§ **Description of the task**
Only the lines from the start of the data through the line containing "flc_marker = [7, 7, 7, 7, 0, 7, 6, 7]" should be written out, exactly as they are, with both ends included and the pictures left out.

## Begin Data block

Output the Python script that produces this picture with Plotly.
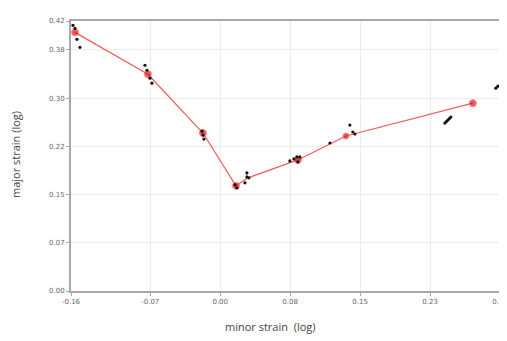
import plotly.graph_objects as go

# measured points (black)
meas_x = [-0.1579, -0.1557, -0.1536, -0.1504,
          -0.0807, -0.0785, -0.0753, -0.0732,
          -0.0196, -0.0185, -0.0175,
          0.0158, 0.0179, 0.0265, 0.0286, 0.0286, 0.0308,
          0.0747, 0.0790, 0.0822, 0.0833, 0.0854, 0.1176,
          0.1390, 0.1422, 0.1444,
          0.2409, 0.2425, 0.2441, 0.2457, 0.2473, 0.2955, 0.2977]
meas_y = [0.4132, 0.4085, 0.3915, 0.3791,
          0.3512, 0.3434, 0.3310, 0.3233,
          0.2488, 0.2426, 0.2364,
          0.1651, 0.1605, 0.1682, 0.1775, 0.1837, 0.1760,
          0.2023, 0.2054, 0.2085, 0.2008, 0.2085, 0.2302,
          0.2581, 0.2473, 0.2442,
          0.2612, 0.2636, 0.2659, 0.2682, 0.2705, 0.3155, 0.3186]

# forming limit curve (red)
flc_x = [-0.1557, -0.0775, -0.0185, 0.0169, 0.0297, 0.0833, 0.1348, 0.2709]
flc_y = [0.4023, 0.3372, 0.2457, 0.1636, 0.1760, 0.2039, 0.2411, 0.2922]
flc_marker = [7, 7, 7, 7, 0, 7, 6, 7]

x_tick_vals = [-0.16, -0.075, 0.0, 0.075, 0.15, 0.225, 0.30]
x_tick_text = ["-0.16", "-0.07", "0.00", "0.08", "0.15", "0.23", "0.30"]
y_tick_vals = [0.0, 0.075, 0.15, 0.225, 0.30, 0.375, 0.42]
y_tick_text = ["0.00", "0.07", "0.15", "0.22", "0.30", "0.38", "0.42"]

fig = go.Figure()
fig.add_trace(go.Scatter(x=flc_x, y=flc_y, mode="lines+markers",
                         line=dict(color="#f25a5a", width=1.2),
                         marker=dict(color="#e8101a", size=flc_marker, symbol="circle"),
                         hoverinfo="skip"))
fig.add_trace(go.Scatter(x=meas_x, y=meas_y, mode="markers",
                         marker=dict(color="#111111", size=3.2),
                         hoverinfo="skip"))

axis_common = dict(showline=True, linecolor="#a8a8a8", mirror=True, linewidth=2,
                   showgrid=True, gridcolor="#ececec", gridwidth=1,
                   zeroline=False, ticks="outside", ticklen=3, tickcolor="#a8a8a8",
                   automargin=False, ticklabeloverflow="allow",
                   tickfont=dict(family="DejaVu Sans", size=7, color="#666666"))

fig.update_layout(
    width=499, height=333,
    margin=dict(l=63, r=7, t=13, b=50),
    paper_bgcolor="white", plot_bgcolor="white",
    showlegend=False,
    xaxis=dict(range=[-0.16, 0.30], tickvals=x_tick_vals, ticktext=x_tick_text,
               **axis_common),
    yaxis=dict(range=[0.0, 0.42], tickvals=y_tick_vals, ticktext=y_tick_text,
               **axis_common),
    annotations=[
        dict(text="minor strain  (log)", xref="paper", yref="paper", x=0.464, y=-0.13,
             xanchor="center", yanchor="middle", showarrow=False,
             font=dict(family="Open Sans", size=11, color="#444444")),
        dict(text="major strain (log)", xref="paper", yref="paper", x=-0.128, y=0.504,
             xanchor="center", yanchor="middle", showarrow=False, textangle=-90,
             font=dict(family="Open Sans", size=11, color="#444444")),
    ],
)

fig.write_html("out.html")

## End Data block

§ **Written answer**
Output the Python script that produces this picture with Plotly.
import plotly.graph_objects as go

# measured points (black)
meas_x = [-0.1579, -0.1557, -0.1536, -0.1504,
          -0.0807, -0.0785, -0.0753, -0.0732,
          -0.0196, -0.0185, -0.0175,
          0.0158, 0.0179, 0.0265, 0.0286, 0.0286, 0.0308,
          0.0747, 0.0790, 0.0822, 0.0833, 0.0854, 0.1176,
          0.1390, 0.1422, 0.1444,
          0.2409, 0.2425, 0.2441, 0.2457, 0.2473, 0.2955, 0.2977]
meas_y = [0.4132, 0.4085, 0.3915, 0.3791,
          0.3512, 0.3434, 0.3310, 0.3233,
          0.2488, 0.2426, 0.2364,
          0.1651, 0.1605, 0.1682, 0.1775, 0.1837, 0.1760,
          0.2023, 0.2054, 0.2085, 0.2008, 0.2085, 0.2302,
          0.2581, 0.2473, 0.2442,
          0.2612, 0.2636, 0.2659, 0.2682, 0.2705, 0.3155, 0.3186]

# forming limit curve (red)
flc_x = [-0.1557, -0.0775, -0.0185, 0.0169, 0.0297, 0.0833, 0.1348, 0.2709]
flc_y = [0.4023, 0.3372, 0.2457, 0.1636, 0.1760, 0.2039, 0.2411, 0.2922]
flc_marker = [7, 7, 7, 7, 0, 7, 6, 7]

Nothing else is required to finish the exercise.